Directions
Filter the records below down to lines containing "this".

***** Raw data

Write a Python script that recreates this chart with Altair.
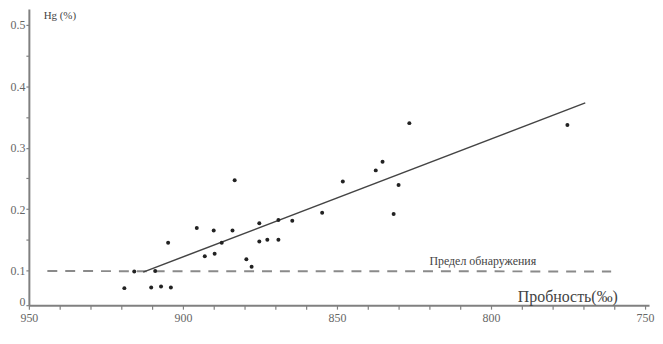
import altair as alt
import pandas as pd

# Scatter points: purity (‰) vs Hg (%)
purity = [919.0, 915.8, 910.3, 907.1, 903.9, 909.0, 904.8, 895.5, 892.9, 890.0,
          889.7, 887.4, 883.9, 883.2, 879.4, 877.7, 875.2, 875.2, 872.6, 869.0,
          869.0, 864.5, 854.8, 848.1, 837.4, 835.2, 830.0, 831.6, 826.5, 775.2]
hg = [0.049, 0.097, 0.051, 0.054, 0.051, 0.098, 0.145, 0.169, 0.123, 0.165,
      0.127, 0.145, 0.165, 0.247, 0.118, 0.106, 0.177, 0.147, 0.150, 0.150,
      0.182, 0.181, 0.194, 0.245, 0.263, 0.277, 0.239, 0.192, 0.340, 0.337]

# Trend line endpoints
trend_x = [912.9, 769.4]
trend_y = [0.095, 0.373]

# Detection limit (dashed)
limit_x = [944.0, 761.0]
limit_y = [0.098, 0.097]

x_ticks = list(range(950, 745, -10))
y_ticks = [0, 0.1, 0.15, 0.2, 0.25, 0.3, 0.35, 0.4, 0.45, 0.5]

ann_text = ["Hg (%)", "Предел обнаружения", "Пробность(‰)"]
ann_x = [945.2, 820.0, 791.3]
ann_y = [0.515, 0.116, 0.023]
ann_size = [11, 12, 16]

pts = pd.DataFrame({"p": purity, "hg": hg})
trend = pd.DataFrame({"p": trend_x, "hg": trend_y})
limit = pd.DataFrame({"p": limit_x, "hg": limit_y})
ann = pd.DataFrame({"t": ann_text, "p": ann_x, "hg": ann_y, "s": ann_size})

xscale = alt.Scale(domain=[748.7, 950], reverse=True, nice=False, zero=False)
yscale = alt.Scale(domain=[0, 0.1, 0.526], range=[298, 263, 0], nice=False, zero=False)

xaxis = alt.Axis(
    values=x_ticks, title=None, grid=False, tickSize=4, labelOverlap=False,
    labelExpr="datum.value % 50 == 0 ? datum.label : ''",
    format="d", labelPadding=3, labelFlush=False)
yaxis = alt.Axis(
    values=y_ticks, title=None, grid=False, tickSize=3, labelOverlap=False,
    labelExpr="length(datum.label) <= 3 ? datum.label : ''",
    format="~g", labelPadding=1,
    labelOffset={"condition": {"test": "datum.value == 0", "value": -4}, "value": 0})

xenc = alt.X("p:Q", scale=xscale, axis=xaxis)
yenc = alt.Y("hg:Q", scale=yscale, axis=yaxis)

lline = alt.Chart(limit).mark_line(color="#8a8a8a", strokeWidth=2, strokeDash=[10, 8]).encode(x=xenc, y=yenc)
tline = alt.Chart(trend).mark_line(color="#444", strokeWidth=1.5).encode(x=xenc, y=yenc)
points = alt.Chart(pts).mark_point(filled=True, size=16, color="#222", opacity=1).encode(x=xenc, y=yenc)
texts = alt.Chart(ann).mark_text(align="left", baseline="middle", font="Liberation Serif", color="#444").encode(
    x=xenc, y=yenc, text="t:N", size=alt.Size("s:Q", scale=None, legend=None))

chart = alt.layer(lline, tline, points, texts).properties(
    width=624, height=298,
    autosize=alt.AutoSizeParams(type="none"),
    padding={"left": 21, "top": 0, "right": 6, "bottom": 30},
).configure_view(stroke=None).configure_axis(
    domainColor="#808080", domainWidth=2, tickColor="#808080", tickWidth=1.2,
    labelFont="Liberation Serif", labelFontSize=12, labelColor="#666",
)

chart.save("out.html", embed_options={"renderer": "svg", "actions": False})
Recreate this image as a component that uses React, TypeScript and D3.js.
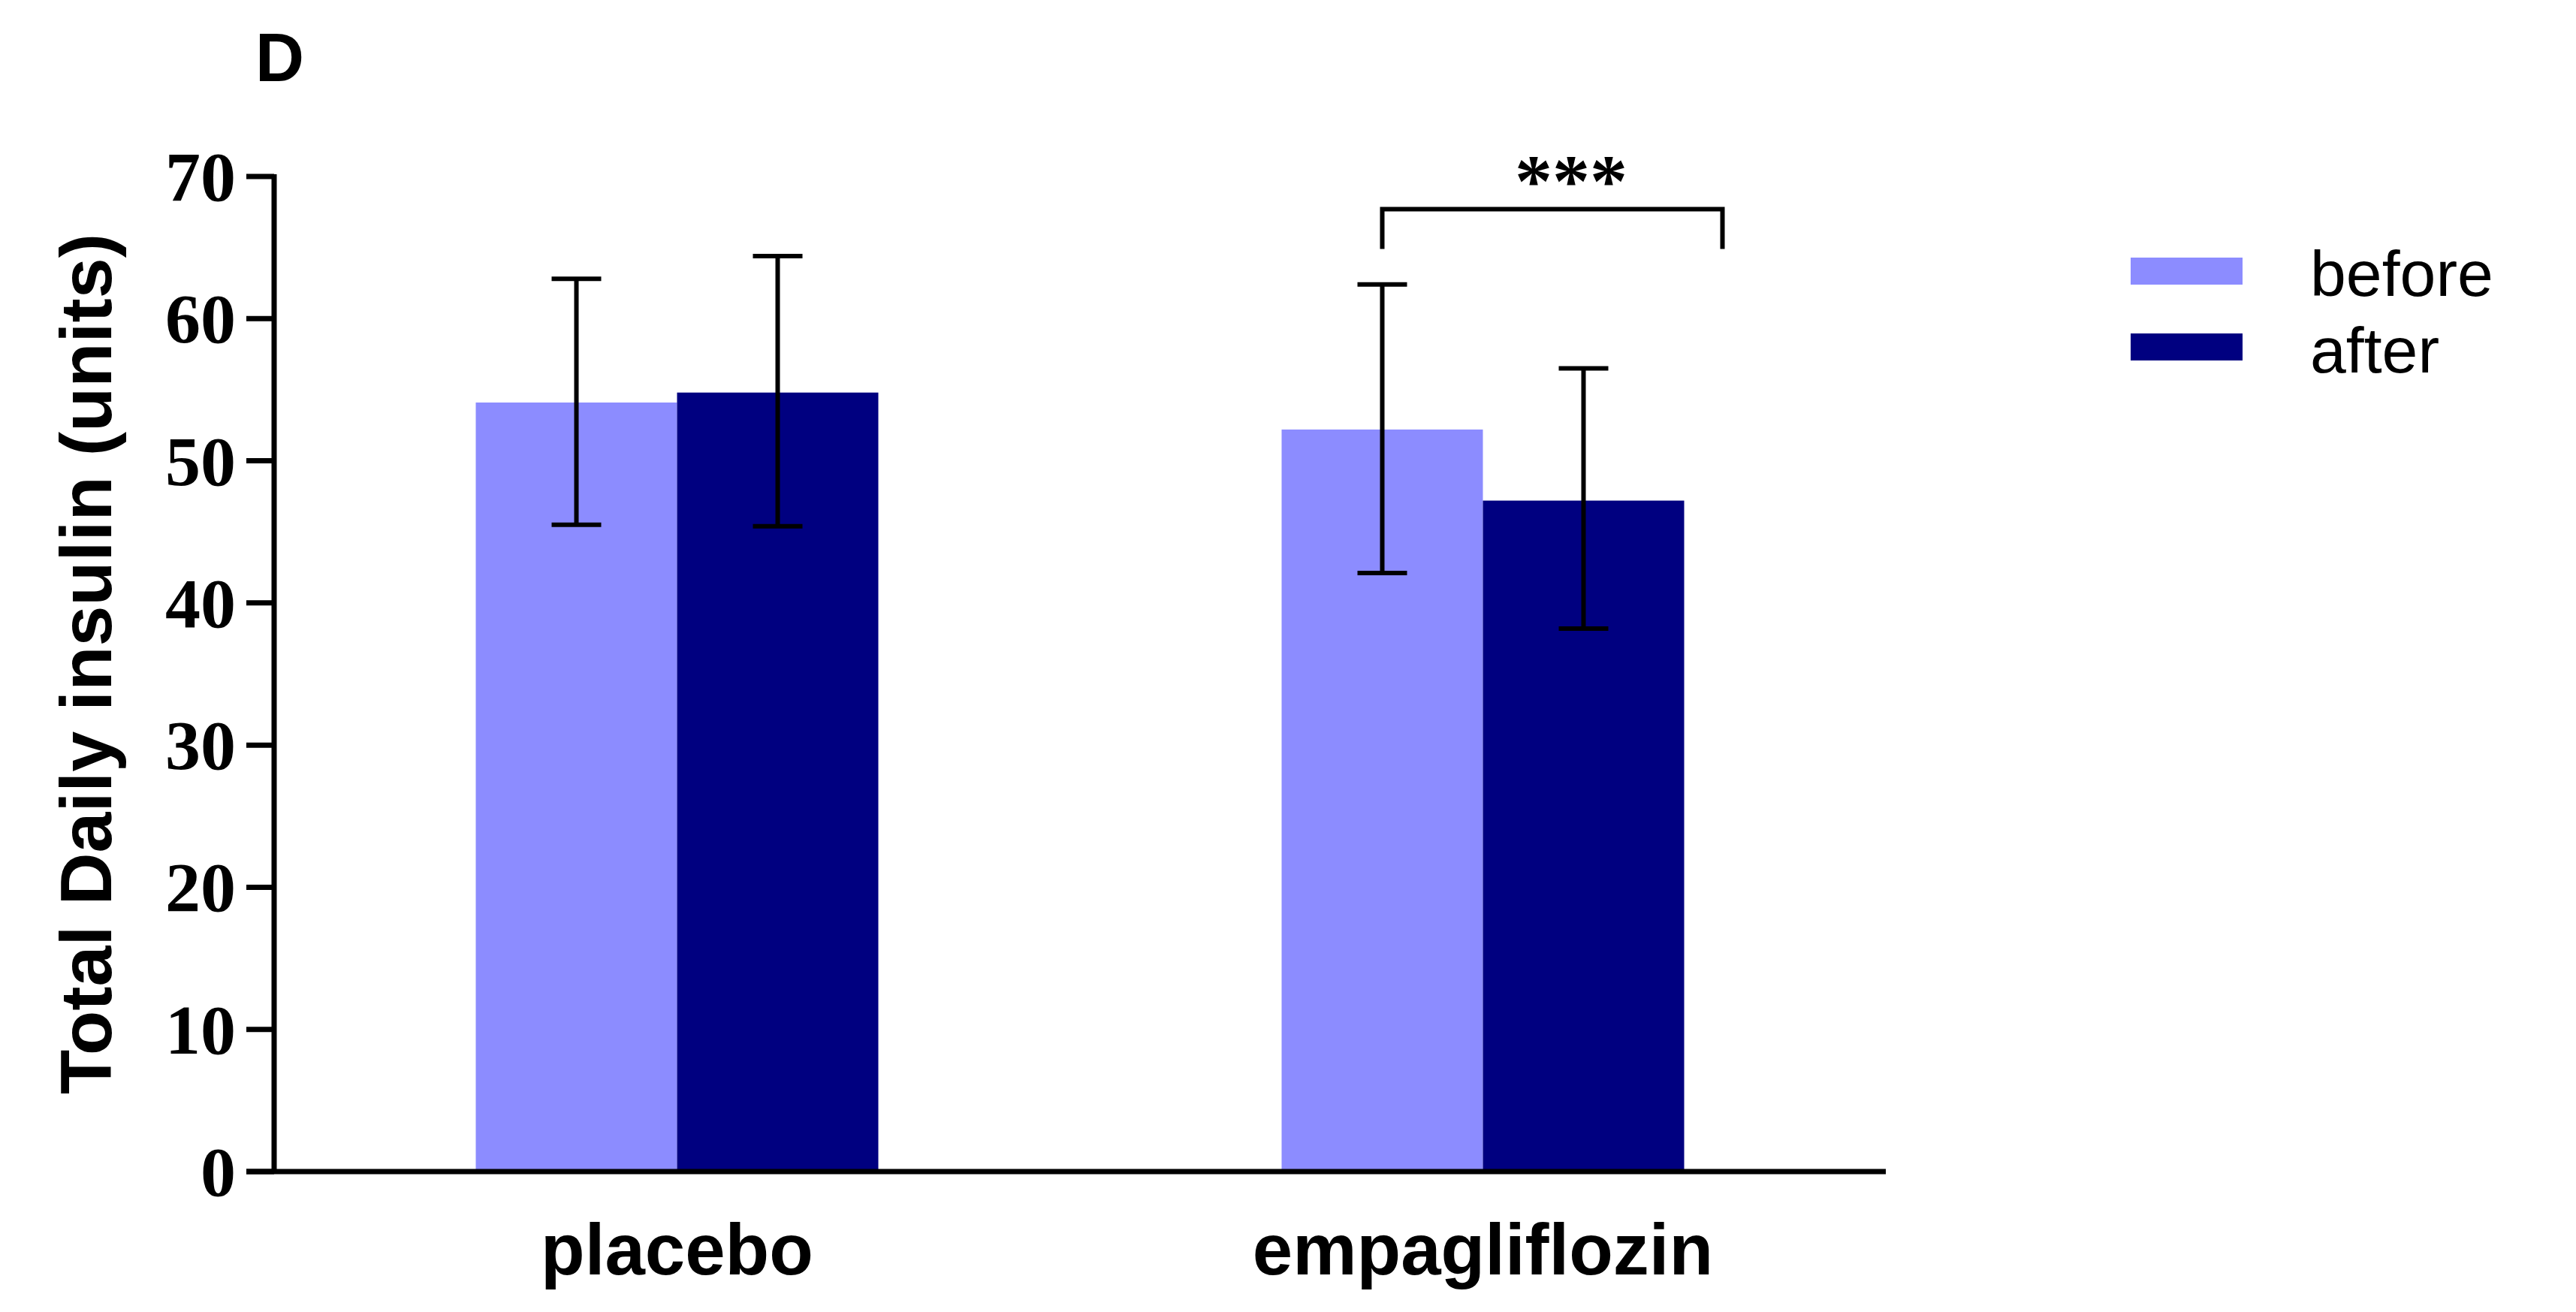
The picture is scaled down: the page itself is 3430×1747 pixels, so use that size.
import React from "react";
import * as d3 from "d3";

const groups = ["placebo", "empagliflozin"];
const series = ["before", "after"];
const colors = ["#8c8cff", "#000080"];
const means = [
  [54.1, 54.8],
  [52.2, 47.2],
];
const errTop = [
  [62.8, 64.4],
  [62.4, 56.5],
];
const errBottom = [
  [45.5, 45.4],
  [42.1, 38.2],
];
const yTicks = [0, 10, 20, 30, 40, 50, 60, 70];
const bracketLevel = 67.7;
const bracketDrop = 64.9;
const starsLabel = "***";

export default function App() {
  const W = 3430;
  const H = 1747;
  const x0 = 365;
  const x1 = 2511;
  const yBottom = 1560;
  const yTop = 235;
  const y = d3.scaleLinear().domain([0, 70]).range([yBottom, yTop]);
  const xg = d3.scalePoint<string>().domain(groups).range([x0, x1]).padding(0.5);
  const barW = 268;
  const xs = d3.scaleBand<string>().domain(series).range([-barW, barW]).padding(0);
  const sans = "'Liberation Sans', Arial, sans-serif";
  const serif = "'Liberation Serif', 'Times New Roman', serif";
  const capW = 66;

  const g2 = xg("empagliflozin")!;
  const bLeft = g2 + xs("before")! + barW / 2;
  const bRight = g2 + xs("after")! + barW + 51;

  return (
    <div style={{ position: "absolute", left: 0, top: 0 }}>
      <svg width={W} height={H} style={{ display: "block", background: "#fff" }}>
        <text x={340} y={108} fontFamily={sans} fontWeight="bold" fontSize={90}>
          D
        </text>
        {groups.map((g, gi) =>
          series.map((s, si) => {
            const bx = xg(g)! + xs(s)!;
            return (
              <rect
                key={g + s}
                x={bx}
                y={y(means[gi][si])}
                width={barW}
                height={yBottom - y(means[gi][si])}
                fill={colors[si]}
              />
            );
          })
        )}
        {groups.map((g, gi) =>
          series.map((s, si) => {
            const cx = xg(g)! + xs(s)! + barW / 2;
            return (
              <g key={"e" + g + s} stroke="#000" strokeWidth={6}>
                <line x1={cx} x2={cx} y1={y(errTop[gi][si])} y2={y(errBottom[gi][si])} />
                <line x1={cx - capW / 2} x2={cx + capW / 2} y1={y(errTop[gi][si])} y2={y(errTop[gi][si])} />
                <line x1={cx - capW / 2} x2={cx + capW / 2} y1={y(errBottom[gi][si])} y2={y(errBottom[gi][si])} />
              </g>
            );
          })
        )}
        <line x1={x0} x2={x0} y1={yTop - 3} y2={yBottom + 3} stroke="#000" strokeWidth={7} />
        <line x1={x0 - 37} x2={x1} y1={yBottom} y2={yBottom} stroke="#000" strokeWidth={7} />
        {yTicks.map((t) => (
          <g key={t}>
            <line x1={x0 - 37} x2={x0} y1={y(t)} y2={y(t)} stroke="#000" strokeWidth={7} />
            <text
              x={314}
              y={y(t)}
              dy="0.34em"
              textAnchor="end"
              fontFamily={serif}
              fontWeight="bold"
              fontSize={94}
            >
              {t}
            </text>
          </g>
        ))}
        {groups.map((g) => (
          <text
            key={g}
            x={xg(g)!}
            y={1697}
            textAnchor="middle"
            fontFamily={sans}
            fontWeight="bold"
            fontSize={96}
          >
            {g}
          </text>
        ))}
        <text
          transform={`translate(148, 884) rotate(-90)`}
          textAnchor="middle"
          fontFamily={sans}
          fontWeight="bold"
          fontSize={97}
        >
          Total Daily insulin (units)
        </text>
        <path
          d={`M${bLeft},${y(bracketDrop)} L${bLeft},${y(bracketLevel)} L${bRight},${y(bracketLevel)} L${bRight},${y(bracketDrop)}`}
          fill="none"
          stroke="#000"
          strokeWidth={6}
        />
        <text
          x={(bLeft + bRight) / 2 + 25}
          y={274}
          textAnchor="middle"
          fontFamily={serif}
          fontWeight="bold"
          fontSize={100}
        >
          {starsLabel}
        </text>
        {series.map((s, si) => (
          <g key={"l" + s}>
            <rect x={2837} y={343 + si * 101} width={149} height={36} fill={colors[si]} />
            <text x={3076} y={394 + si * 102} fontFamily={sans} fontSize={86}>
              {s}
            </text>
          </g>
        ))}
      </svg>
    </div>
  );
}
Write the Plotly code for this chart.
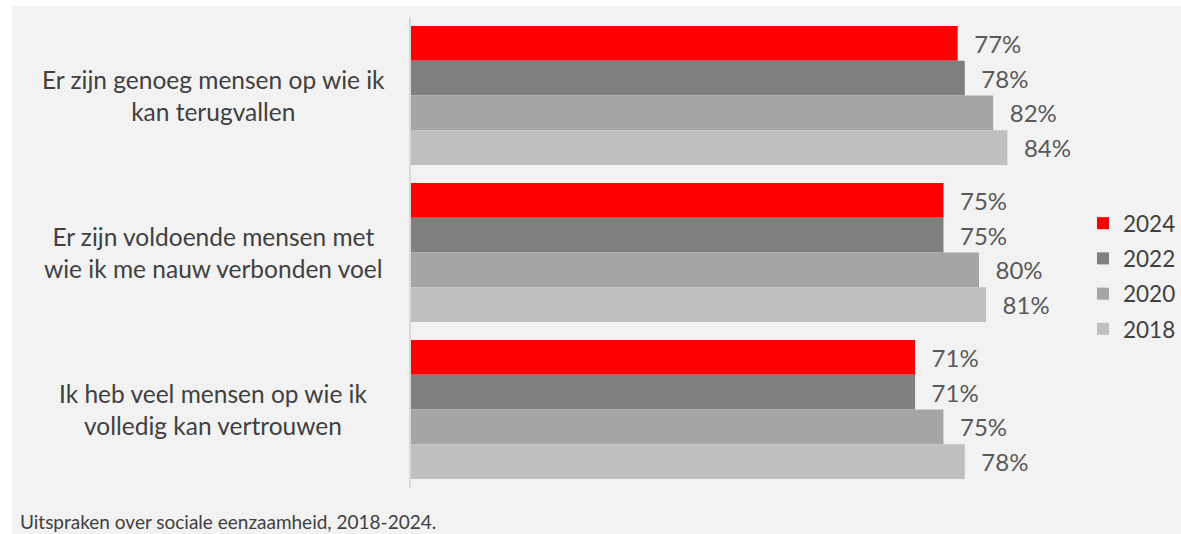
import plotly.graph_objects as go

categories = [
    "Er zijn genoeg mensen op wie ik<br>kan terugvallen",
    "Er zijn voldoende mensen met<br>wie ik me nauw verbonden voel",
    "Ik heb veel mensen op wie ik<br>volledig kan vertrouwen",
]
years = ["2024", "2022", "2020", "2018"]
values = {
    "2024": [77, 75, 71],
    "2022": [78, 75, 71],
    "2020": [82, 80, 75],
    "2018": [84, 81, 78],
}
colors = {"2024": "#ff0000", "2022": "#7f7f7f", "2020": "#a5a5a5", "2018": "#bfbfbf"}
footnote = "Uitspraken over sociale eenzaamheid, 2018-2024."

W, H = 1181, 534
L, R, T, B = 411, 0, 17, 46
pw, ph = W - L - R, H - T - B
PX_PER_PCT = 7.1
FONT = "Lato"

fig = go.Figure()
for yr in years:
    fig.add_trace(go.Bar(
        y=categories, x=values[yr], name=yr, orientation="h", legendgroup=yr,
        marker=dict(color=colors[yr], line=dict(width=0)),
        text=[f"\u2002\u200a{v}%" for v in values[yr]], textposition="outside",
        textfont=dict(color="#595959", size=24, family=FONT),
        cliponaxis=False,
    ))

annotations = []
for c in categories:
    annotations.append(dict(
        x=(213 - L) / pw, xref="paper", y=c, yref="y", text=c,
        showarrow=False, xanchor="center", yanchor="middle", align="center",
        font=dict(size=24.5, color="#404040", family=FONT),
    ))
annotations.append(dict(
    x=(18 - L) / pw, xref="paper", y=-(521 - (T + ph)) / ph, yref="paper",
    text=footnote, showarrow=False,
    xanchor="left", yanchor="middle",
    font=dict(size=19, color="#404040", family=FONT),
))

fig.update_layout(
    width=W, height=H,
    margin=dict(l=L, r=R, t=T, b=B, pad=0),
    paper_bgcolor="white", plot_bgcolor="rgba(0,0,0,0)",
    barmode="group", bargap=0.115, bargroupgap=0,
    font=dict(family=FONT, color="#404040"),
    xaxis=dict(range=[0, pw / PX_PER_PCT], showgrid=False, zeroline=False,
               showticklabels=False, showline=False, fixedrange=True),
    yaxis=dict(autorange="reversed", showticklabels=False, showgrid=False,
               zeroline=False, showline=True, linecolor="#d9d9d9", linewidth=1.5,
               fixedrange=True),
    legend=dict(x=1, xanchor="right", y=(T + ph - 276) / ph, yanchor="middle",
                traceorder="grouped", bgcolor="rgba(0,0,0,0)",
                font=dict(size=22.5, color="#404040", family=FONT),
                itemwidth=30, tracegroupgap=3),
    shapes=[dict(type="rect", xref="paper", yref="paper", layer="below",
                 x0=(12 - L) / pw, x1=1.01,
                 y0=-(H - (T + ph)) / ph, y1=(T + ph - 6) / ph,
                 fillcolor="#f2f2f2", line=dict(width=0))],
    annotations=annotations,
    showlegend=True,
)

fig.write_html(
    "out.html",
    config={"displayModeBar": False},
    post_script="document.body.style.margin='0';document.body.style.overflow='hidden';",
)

**********

Written solution
Write a Python script that recreates this chart with Altair.
Recreate this image as a component that uses React, TypeScript and D3.js.
Write the Plotly code for this chart.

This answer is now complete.